* **Given exercise**:
Copy all of the material word for word, except for the pictures.

==*==

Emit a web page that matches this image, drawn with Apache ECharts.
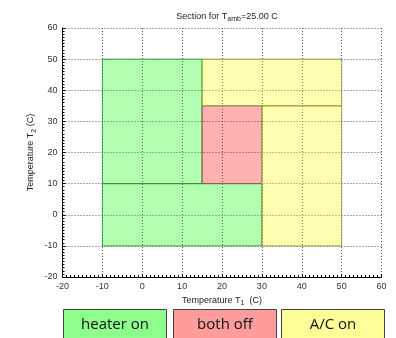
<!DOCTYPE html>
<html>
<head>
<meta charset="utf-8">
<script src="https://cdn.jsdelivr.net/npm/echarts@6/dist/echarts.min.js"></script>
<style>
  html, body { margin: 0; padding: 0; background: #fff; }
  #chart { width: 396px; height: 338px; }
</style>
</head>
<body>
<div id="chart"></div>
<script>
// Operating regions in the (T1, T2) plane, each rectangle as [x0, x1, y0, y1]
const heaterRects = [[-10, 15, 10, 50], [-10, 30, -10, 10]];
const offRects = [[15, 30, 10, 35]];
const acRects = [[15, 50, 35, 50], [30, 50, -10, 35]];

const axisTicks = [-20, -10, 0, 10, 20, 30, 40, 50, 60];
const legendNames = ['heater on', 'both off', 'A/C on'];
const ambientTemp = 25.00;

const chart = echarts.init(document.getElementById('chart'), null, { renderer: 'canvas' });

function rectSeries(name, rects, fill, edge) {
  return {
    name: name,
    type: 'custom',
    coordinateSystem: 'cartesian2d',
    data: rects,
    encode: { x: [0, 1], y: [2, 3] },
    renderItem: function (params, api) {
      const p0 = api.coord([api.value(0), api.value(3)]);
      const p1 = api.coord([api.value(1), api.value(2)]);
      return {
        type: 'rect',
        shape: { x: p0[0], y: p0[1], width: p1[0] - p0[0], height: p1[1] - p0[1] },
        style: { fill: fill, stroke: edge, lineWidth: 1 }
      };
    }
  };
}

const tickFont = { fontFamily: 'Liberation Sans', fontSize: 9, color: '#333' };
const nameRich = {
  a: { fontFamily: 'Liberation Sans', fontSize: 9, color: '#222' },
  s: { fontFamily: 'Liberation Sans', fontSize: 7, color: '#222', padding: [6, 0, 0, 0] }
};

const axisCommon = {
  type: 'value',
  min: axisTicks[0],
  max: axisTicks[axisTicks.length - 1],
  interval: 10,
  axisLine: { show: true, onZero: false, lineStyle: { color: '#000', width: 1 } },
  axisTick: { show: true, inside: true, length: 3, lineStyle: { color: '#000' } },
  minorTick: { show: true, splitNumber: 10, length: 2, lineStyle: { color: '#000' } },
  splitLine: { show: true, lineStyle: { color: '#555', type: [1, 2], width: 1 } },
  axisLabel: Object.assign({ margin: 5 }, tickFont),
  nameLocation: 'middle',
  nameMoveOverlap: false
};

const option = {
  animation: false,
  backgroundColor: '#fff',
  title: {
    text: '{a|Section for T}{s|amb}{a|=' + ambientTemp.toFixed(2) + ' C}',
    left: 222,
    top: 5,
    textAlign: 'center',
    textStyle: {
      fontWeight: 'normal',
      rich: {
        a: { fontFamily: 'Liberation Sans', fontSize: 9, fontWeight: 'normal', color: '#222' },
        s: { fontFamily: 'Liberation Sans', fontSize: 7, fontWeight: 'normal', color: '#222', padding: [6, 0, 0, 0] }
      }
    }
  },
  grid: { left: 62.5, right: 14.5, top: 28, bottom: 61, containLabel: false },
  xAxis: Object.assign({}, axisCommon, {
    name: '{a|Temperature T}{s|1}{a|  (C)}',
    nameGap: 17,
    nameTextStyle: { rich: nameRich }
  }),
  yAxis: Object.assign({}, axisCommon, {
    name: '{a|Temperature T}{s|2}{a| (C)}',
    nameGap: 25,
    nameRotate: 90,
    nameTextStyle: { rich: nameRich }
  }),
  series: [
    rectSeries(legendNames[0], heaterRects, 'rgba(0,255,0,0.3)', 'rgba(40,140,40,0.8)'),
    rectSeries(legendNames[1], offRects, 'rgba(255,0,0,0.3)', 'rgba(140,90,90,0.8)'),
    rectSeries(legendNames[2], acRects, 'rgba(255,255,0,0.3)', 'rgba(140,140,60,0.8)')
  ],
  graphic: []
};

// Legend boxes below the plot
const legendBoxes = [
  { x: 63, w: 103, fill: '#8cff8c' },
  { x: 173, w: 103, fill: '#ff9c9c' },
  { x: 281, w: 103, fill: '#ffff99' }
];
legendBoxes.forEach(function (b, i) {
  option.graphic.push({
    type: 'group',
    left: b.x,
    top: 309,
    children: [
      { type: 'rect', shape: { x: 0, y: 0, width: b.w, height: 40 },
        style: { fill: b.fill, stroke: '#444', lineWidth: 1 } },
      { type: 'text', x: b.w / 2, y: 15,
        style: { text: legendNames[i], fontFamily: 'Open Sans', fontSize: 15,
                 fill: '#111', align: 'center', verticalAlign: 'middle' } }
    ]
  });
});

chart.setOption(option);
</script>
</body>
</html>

==*==

* **Exercise response**:
Emit a web page that matches this image, drawn with Apache ECharts.
<!DOCTYPE html>
<html>
<head>
<meta charset="utf-8">
<script src="https://cdn.jsdelivr.net/npm/echarts@6/dist/echarts.min.js"></script>
<style>
  html, body { margin: 0; padding: 0; background: #fff; }
  #chart { width: 396px; height: 338px; }
</style>
</head>
<body>
<div id="chart"></div>
<script>
// Operating regions in the (T1, T2) plane, each rectangle as [x0, x1, y0, y1]
const heaterRects = [[-10, 15, 10, 50], [-10, 30, -10, 10]];
const offRects = [[15, 30, 10, 35]];
const acRects = [[15, 50, 35, 50], [30, 50, -10, 35]];

const axisTicks = [-20, -10, 0, 10, 20, 30, 40, 50, 60];
const legendNames = ['heater on', 'both off', 'A/C on'];
const ambientTemp = 25.00;

const chart = echarts.init(document.getElementById('chart'), null, { renderer: 'canvas' });

function rectSeries(name, rects, fill, edge) {
  return {
    name: name,
    type: 'custom',
    coordinateSystem: 'cartesian2d',
    data: rects,
    encode: { x: [0, 1], y: [2, 3] },
    renderItem: function (params, api) {
      const p0 = api.coord([api.value(0), api.value(3)]);
      const p1 = api.coord([api.value(1), api.value(2)]);
      return {
        type: 'rect',
        shape: { x: p0[0], y: p0[1], width: p1[0] - p0[0], height: p1[1] - p0[1] },
        style: { fill: fill, stroke: edge, lineWidth: 1 }
      };
    }
  };
}

const tickFont = { fontFamily: 'Liberation Sans', fontSize: 9, color: '#333' };
const nameRich = {
  a: { fontFamily: 'Liberation Sans', fontSize: 9, color: '#222' },
  s: { fontFamily: 'Liberation Sans', fontSize: 7, color: '#222', padding: [6, 0, 0, 0] }
};

const axisCommon = {
  type: 'value',
  min: axisTicks[0],
  max: axisTicks[axisTicks.length - 1],
  interval: 10,
  axisLine: { show: true, onZero: false, lineStyle: { color: '#000', width: 1 } },
  axisTick: { show: true, inside: true, length: 3, lineStyle: { color: '#000' } },
  minorTick: { show: true, splitNumber: 10, length: 2, lineStyle: { color: '#000' } },
  splitLine: { show: true, lineStyle: { color: '#555', type: [1, 2], width: 1 } },
  axisLabel: Object.assign({ margin: 5 }, tickFont),
  nameLocation: 'middle',
  nameMoveOverlap: false
};

const option = {
  animation: false,
  backgroundColor: '#fff',
  title: {
    text: '{a|Section for T}{s|amb}{a|=' + ambientTemp.toFixed(2) + ' C}',
    left: 222,
    top: 5,
    textAlign: 'center',
    textStyle: {
      fontWeight: 'normal',
      rich: {
        a: { fontFamily: 'Liberation Sans', fontSize: 9, fontWeight: 'normal', color: '#222' },
        s: { fontFamily: 'Liberation Sans', fontSize: 7, fontWeight: 'normal', color: '#222', padding: [6, 0, 0, 0] }
      }
    }
  },
  grid: { left: 62.5, right: 14.5, top: 28, bottom: 61, containLabel: false },
  xAxis: Object.assign({}, axisCommon, {
    name: '{a|Temperature T}{s|1}{a|  (C)}',
    nameGap: 17,
    nameTextStyle: { rich: nameRich }
  }),
  yAxis: Object.assign({}, axisCommon, {
    name: '{a|Temperature T}{s|2}{a| (C)}',
    nameGap: 25,
    nameRotate: 90,
    nameTextStyle: { rich: nameRich }
  }),
  series: [
    rectSeries(legendNames[0], heaterRects, 'rgba(0,255,0,0.3)', 'rgba(40,140,40,0.8)'),
    rectSeries(legendNames[1], offRects, 'rgba(255,0,0,0.3)', 'rgba(140,90,90,0.8)'),
    rectSeries(legendNames[2], acRects, 'rgba(255,255,0,0.3)', 'rgba(140,140,60,0.8)')
  ],
  graphic: []
};

// Legend boxes below the plot
const legendBoxes = [
  { x: 63, w: 103, fill: '#8cff8c' },
  { x: 173, w: 103, fill: '#ff9c9c' },
  { x: 281, w: 103, fill: '#ffff99' }
];
legendBoxes.forEach(function (b, i) {
  option.graphic.push({
    type: 'group',
    left: b.x,
    top: 309,
    children: [
      { type: 'rect', shape: { x: 0, y: 0, width: b.w, height: 40 },
        style: { fill: b.fill, stroke: '#444', lineWidth: 1 } },
      { type: 'text', x: b.w / 2, y: 15,
        style: { text: legendNames[i], fontFamily: 'Open Sans', fontSize: 15,
                 fill: '#111', align: 'center', verticalAlign: 'middle' } }
    ]
  });
});

chart.setOption(option);
</script>
</body>
</html>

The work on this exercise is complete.